§ **Exercise objective**
Search the listing below for the word "matplotlib" and copy each line that holds it.

§ **Dataset content**
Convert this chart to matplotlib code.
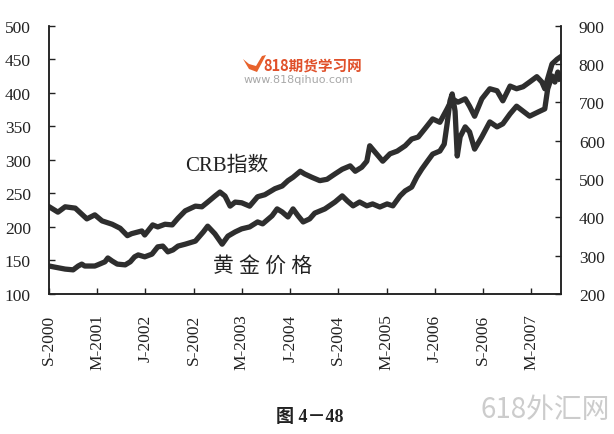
import matplotlib
matplotlib.use("Agg")
import matplotlib.pyplot as plt
from matplotlib.patches import Polygon

plt.rcParams["font.family"] = ["Liberation Serif", "Noto Sans CJK SC"]

# CRB index (left axis), decimal years
crb_year = [2000.67, 2000.79, 2000.89, 2001.03, 2001.12, 2001.19, 2001.30, 2001.40, 2001.54, 2001.65,
            2001.75, 2001.81, 2001.95, 2001.99, 2002.10, 2002.17, 2002.27, 2002.37, 2002.45, 2002.55,
            2002.69, 2002.78, 2002.86, 2002.96, 2003.03, 2003.10, 2003.17, 2003.24, 2003.33, 2003.44,
            2003.55, 2003.65, 2003.79, 2003.89, 2003.97, 2004.04, 2004.14, 2004.20, 2004.30, 2004.41,
            2004.51, 2004.62, 2004.72, 2004.83, 2004.90, 2004.99, 2005.06, 2005.10, 2005.17, 2005.28,
            2005.38, 2005.48, 2005.59, 2005.68, 2005.77, 2005.86, 2005.97, 2006.07, 2006.17, 2006.24,
            2006.32, 2006.42, 2006.48, 2006.55, 2006.65, 2006.76, 2006.86, 2006.94, 2007.04, 2007.13,
            2007.22, 2007.31, 2007.41, 2007.48, 2007.52, 2007.56, 2007.62, 2007.69, 2007.73]
crb_val = [230, 222, 230, 228, 219, 212, 218, 209, 204, 198,
           187, 190, 194, 188, 203, 200, 204, 203, 213, 224,
           231, 230, 237, 246, 252, 246, 231, 237, 236, 231,
           245, 248, 257, 261, 269, 274, 283, 279, 274, 269,
           271, 279, 286, 291, 283, 289, 298, 321, 312, 298,
           309, 313, 321, 331, 334, 346, 361, 356, 376, 391,
           386, 391, 380, 365, 391, 406, 403, 388, 410, 406,
           409, 416, 424, 416, 406, 421, 443, 450, 453]

# gold price (right axis)
gold_year = [2000.67, 2000.75, 2000.89, 2001.00, 2001.07, 2001.12, 2001.16, 2001.30, 2001.34, 2001.44,
             2001.48, 2001.54, 2001.61, 2001.72, 2001.79, 2001.85, 2001.90, 2001.99, 2002.09, 2002.17,
             2002.24, 2002.31, 2002.38, 2002.45, 2002.55, 2002.69, 2002.80, 2002.86, 2002.96, 2003.06,
             2003.14, 2003.24, 2003.33, 2003.44, 2003.55, 2003.62, 2003.75, 2003.82, 2003.89, 2003.97,
             2004.04, 2004.11, 2004.18, 2004.27, 2004.34, 2004.48, 2004.62, 2004.72, 2004.79, 2004.87,
             2004.96, 2005.06, 2005.14, 2005.24, 2005.34, 2005.42, 2005.52, 2005.59, 2005.68, 2005.75,
             2005.82, 2005.90, 2005.97, 2006.07, 2006.13, 2006.17, 2006.21, 2006.24, 2006.28, 2006.31,
             2006.35, 2006.42, 2006.48, 2006.55, 2006.65, 2006.76, 2006.86, 2006.94, 2007.04, 2007.13,
             2007.22, 2007.31, 2007.43, 2007.52, 2007.56, 2007.62, 2007.66, 2007.70, 2007.73]
gold_val = [273, 270, 265, 263, 273, 278, 273, 273, 276, 284,
            294, 286, 278, 276, 284, 297, 302, 297, 304, 323,
            325, 310, 315, 325, 330, 338, 362, 377, 357, 330,
            351, 362, 370, 375, 388, 383, 404, 422, 414, 401,
            422, 404, 388, 396, 411, 422, 440, 456, 443, 430,
            440, 430, 435, 427, 435, 430, 456, 469, 479, 505,
            526, 547, 565, 573, 591, 644, 704, 722, 677, 560,
            610, 636, 623, 578, 610, 649, 636, 644, 670, 690,
            677, 664, 675, 683, 735, 769, 753, 779, 761]

# x ticks every 8 months
tick_pos = [2000 + 8 / 12, 2001 + 4 / 12, 2002.0, 2002 + 8 / 12, 2003 + 4 / 12, 2004.0,
            2004 + 8 / 12, 2005 + 4 / 12, 2006.0, 2006 + 8 / 12, 2007 + 4 / 12]
tick_lab = ["S-2000", "M-2001", "J-2002", "S-2002", "M-2003", "J-2004",
            "S-2004", "M-2005", "J-2006", "S-2006", "M-2007"]

W, H = 614, 435
fig = plt.figure(figsize=(W / 100, H / 100), dpi=100)
ax = fig.add_axes([49 / W, 1 - 295 / H, (560.7 - 49) / W, (295 - 26.7) / H])
ax2 = ax.twinx()

lc = "#2e2e2e"
ax.plot(crb_year, crb_val, color=lc, lw=3.8, solid_joinstyle="round")
ax2.plot(gold_year, gold_val, color=lc, lw=3.8, solid_joinstyle="round")

ax.set_xlim(2000 + 8 / 12, 2007.74)
ax.set_ylim(100, 500)
ax2.set_ylim(200, 900)
ax.set_yticks(range(100, 501, 50))
ax2.set_yticks(range(200, 901, 100))
ax.set_xticks(tick_pos)
ax.set_xticklabels(tick_lab, rotation=90)

for a in (ax, ax2):
    a.spines["top"].set_visible(False)
    for s in a.spines.values():
        s.set_linewidth(1.1)
        s.set_color("#222222")
ax.tick_params(axis="y", direction="in", length=4, width=1, pad=13, labelsize=12.5, colors="#222222")
ax2.tick_params(axis="y", direction="in", length=4, width=1, pad=13, labelsize=12.5, colors="#222222")
ax.tick_params(axis="x", direction="in", length=4, width=1, pad=14, labelsize=12.5, colors="#222222")

# labels for the two lines
fig.text(185 / W, 1 - 166 / H, "CRB指数", fontsize=15, color="#222222", va="center", ha="left")
fig.text(213 / W, 1 - 267 / H, "黄 金 价 格", fontsize=15, color="#222222", va="center", ha="left")

# caption
fig.text(310 / W, 1 - 418 / H, "图 4－48", fontsize=13, weight="bold", color="#222222",
         ha="center", va="center")

# watermarks
fig.text(263 / W, 1 - 66 / H, "818期货学习网", fontsize=10.5, weight="bold", color="#e0502a",
         family=["Noto Sans CJK SC"], ha="left", va="center")
fig.text(244 / W, 1 - 80 / H, "www.818qihuo.com", fontsize=8, color="#a8a8a8",
         family=["DejaVu Sans"], ha="left", va="center")
logo = [(243, 60), (249, 70), (257, 73), (266, 56), (262, 57), (256, 67), (249, 65)]
fig.patches.append(Polygon([(x, H - y) for x, y in logo], closed=True, transform=None,
                           facecolor="#e8622c", edgecolor="none", figure=fig))
fig.text(545 / W, 1 - 410 / H, "618外汇网", fontsize=20, color="#cccccc",
         family=["Noto Sans CJK SC"], ha="center", va="center")

fig.savefig("out.png", dpi=100)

§ **Result of this task**
Convert this chart to matplotlib code.
import matplotlib
matplotlib.use("Agg")
import matplotlib.pyplot as plt
from matplotlib.patches import Polygon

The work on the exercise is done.